Many synagogues and congregations of other faiths on Long Island have merged in recent years to save money as their membership and funds dwindled. But the experiment in Brookville goes beyond financial incentives and a landlord-renter relationship.

The Rev. Tom Goodhue, executive director of the Long Island Council of Churches, said he does not know of a similar effort anywhere on Long Island that involves three religions. As the region, and the country, becomes more diverse, he said, what is happening in Brookville may be a harbinger of things to come.

"They are doing far more than just saying, 'Let's share the sanctuary,' " he said. "This is really taking it a step further."

"This is a breath of diversity that is really quite unusual," he added. "I think it is the wave of the future."

Adding to the complexity at the Brookville church, a fourth group deeply involved in the effort is the Interfaith Community, a group of married couples from two faith traditions who are raising their children in both religions. The majority are Jewish people married to Roman Catholics.

Besides them, the other groups are the Muslim Reform Movement Organization, which holds a weekly study group of the Quran at the church, and the New Synagogue of Long Island, a synagogue that caters in part to unaffiliated Jews.

Leaders of the groups say the partnership has opened their eyes to many of the commonalities among Christianity, Judaism and Islam. Eastland noted that all three are religions that trace their origins to Abraham and have similar value systems, such as serving the needy.

"The Quran quotes the Bible. The Quran talks about Jesus," said Eastland, who has studied the Quran with Sultan Abdulhameed, a Stony Brook atmospheric science professor who heads the Muslim Reform Movement Organization. Eastland now keeps a copy of the Quran on a table in her office.

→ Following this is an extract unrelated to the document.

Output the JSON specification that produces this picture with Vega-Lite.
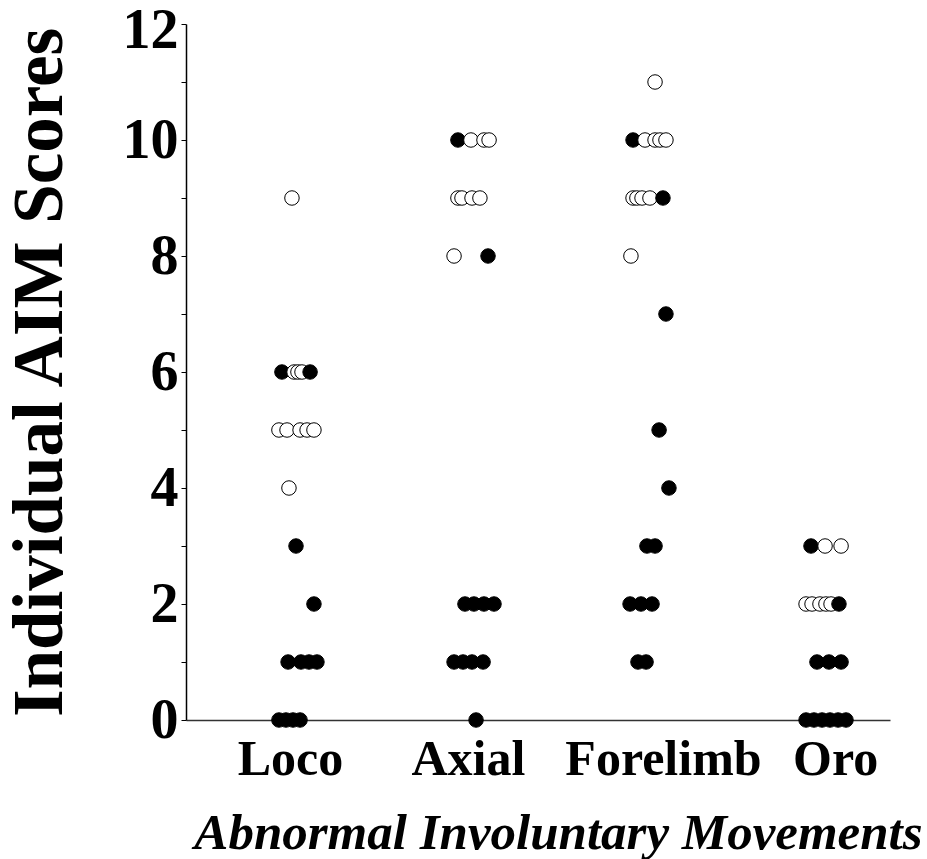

Yet while the groups are studying and appreciating one another's religions, they are not giving up their own. "There is no blending here," said Rabbi Stuart Paris, who heads the New Synagogue of Long Island and holds Shabbat services most Friday nights in the Brookville Church sanctuary. "We're not looking to found a new religion."

'On the same page'

The groups are not simply renters at the Brookville church, founded in 1732 and one of Long Island's oldest churches, but active participants in managing it. For instance, when the church was looking for a replacement for Ramirez, Pam Gawley and Sarah Cirker, leaders of the Interfaith Community, took part in the interviews of candidates.

"I'm certain I was the only Jewish girl on Long Island searching for a reverend," Gawley joked.

The groups contribute financially to the church and meet together regularly to plan events and discuss proposals such as financially supporting an overseas missionary. Some Protestant members of the Brookville Church along with Eastland regularly attend Paris' Shabbat services and the Quran study group.

During the Shabbat services, the communion chalice and plate are removed from a table in the sanctuary, and replaced by a Torah and a candle.

The interchanges are a constant inspiration for Eastland. "The thing that has surprised me the most," she said, "is how much we are on the same page."